Check status and logs

  • Log in to the active controller.

  • Check services using the sm-dump command: :

    sudo sm-dump
  • Check services using the systemctl command.

  • Apply the platform environment for sysadmin using: :

    source /etc/platform/openrc
  • Check alarms from Fault-Manager using: :

    fm alarm-list --uuid
    fm alarm-show <uuid>
  • Search for errors in /var/log.

    • You must check /var/log/sysinv.log for errors.
    • You can get hints from sysinv.log for many deployment failures.
    • Look into other log files based on the functional area.
  • If a functional area log file includes errors, check the associated configuration file, which is typically located under the /etc/ subdirectory.

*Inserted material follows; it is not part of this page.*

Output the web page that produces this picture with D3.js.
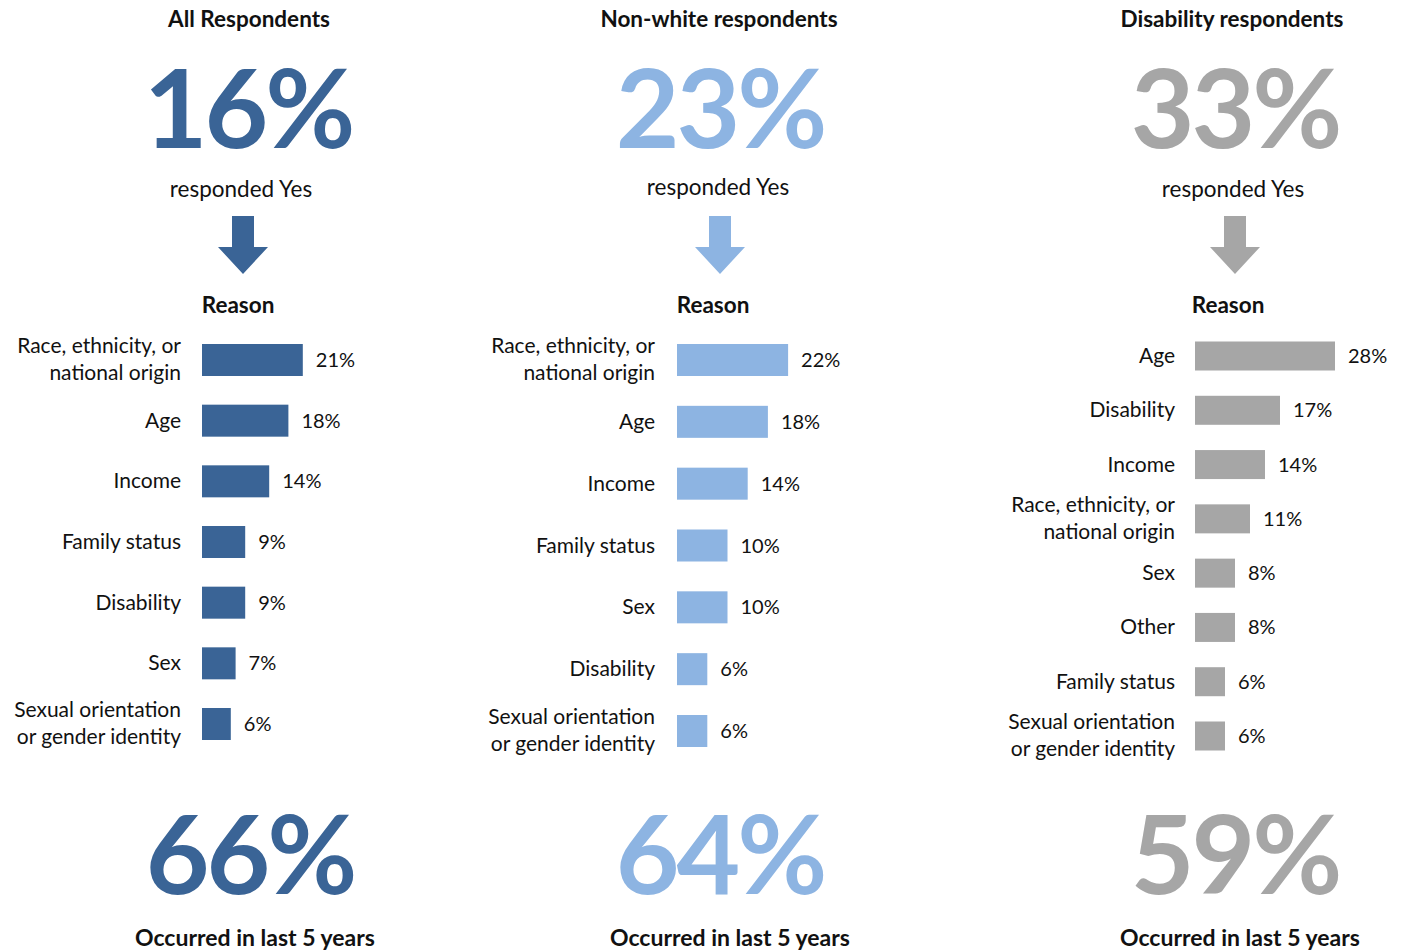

  • You may need to enable the debug option in the configuration file.

Debug and triage

  • Check the Kubernetes status for: node, pod/job, endpoint, services, secret, configmap.
  • Check the two major namespaces: kube-system, openstack
  • If issues occur inside containerized components, you need to enter the service using the kubectl exec command.

Implement fixes

  • You can try to resolve the issue by manually making some online changes without rebooting Linux or even re-deploying StarlingX. For example, you can modify system config files or the StarlingX config/database. You can make the changes and restart the corresponding services using the systemctl command or the StarlingX sm (service management) command.
  • If the fixes must be put on certain nodes (controller, worker, storage), you can temporarily lock that node, make changes using StarlingX commands, and then unlock the lock, to make the changes take effect.
  • If the changes must be made in C/C++/Go code, you can:
    • Make the changes in your development workspace with the StarlingX codebase.
    • Build the related packages using build-pkgs <package_name>.
    • Create and apply the patch using the starlingx_patching guide.
    • Restart the services using the systemctl command or the StarlingX sm (service management) command.